§ REQUIREMENTS
Please report every line from the material that contains the word "this".

§ DATA SECTION

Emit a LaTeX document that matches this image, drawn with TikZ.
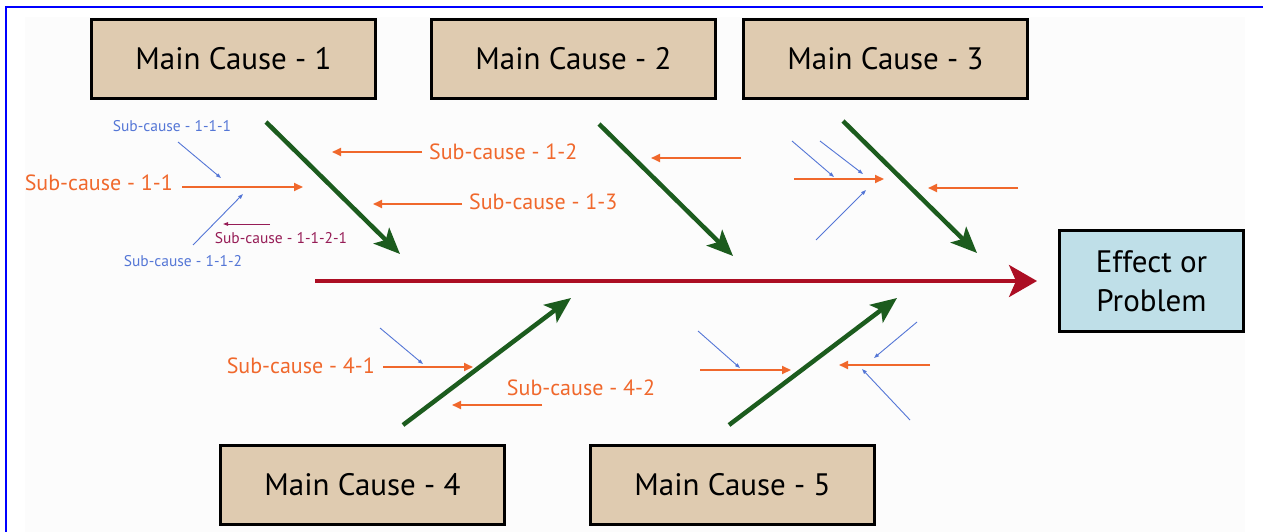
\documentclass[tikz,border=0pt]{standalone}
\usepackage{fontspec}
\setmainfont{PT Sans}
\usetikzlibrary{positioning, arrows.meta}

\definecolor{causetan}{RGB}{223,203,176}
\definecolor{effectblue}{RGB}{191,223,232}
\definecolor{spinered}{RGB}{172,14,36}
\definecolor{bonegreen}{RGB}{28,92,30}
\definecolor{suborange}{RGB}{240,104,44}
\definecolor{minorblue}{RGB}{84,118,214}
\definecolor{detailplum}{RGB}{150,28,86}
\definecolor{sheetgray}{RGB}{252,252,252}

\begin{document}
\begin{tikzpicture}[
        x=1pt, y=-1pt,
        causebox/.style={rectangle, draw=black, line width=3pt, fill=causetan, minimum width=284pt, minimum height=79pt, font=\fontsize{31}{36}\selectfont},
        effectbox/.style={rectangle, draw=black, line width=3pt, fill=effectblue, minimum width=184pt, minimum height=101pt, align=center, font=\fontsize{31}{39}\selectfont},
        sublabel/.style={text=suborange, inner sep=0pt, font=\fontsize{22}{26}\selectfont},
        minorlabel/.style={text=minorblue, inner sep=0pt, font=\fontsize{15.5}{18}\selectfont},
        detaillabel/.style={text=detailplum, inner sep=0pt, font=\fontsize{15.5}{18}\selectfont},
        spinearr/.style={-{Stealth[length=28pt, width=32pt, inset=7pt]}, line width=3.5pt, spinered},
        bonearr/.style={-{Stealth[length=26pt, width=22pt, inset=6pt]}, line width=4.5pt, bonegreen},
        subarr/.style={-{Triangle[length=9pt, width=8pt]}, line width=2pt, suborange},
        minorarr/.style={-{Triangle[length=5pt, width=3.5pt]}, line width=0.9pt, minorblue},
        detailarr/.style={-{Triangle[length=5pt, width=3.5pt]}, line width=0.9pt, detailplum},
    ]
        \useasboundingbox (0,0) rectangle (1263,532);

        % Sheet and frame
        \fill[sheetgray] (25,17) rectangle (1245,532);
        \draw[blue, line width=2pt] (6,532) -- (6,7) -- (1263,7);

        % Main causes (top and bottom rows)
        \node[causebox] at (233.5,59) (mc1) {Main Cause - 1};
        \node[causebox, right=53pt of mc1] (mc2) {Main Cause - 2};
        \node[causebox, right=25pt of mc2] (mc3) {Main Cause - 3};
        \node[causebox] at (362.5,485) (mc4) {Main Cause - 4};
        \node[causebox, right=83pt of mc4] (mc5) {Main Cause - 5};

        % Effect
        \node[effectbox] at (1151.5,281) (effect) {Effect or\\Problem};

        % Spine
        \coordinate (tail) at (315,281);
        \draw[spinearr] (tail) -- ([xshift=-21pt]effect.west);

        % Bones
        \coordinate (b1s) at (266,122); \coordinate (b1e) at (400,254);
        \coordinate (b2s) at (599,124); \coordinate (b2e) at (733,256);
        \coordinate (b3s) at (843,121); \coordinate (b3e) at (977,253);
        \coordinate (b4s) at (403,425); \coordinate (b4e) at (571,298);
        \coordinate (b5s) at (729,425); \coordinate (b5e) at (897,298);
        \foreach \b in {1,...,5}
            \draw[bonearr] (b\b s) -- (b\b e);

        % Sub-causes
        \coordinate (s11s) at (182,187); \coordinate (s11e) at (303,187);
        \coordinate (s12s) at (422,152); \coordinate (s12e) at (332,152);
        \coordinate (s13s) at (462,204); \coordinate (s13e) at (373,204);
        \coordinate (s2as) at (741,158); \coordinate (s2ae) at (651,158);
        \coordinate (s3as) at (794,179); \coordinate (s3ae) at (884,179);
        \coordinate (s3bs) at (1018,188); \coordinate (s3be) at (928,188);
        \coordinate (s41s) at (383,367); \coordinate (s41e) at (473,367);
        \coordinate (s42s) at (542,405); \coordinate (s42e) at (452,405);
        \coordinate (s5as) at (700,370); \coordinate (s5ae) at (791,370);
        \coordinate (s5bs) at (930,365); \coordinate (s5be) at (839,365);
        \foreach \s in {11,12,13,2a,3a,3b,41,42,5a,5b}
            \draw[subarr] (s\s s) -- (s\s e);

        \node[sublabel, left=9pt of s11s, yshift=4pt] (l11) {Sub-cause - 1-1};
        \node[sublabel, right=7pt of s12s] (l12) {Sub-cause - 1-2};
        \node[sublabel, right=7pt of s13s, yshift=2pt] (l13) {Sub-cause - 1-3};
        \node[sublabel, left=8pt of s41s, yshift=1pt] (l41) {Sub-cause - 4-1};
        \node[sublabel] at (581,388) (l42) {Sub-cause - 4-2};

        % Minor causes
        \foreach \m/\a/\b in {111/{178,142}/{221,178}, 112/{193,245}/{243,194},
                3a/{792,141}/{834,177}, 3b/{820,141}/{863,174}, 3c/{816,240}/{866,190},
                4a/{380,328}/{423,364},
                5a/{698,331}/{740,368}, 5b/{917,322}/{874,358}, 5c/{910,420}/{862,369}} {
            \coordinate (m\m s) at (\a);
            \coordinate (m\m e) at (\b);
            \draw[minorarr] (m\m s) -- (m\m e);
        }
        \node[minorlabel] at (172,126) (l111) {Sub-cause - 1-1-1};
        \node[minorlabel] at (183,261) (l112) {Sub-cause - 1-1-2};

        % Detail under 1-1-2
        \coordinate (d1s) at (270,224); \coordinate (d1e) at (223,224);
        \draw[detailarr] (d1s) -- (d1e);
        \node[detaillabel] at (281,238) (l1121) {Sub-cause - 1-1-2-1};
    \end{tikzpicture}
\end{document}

...

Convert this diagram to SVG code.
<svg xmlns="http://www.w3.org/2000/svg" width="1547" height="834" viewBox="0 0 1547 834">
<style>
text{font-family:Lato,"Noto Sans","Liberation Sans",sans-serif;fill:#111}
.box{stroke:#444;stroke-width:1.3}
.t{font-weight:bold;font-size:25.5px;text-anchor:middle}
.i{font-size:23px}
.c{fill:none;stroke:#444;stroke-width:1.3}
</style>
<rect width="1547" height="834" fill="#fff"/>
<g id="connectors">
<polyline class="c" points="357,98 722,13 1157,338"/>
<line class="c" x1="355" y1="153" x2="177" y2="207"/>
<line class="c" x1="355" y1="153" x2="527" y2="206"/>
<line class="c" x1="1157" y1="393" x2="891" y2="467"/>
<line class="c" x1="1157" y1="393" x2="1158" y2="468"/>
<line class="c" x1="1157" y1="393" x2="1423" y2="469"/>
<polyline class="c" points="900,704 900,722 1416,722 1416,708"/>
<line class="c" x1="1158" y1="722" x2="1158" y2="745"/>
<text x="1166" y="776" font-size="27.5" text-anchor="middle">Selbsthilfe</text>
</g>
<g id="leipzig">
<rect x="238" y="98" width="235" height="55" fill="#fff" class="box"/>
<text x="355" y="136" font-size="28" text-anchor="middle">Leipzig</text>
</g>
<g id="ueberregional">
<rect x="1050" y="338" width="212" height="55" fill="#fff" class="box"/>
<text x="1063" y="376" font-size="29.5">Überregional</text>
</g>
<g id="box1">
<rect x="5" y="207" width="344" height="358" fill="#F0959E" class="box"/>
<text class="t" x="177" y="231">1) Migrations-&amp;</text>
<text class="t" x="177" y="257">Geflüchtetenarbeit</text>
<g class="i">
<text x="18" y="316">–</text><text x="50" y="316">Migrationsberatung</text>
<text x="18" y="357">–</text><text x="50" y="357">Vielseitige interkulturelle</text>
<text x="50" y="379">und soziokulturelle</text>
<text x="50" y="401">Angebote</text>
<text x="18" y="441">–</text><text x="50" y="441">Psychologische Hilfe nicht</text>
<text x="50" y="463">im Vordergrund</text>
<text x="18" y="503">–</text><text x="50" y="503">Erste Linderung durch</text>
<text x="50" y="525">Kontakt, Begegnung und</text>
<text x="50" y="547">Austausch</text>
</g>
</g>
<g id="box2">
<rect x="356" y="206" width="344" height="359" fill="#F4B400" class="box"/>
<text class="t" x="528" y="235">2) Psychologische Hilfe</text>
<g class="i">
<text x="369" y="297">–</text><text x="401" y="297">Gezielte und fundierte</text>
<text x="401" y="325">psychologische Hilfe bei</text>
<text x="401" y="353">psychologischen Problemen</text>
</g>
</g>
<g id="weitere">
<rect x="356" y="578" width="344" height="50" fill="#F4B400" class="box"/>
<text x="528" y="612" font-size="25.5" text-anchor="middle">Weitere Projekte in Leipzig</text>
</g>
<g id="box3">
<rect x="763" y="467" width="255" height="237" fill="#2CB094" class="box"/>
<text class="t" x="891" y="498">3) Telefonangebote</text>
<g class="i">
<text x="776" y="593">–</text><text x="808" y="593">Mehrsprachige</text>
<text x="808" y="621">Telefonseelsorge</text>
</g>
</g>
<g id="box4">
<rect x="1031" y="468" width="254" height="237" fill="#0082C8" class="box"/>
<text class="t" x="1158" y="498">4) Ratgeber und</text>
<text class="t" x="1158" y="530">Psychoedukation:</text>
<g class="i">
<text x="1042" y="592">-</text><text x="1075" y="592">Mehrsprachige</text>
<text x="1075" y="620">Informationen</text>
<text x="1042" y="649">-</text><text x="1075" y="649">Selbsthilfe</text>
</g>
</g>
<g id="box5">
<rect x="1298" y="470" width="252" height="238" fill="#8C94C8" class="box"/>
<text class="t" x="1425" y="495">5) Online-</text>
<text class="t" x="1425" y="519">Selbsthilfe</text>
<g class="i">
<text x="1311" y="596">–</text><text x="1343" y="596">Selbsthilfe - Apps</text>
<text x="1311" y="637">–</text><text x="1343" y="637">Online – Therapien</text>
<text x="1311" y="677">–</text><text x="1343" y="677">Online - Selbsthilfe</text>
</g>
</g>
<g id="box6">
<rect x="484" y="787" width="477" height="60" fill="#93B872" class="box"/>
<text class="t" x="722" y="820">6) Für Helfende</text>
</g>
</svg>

§ REPLY TO THE TASK
Emit a LaTeX document that matches this image, drawn with TikZ.
Convert this diagram to SVG code.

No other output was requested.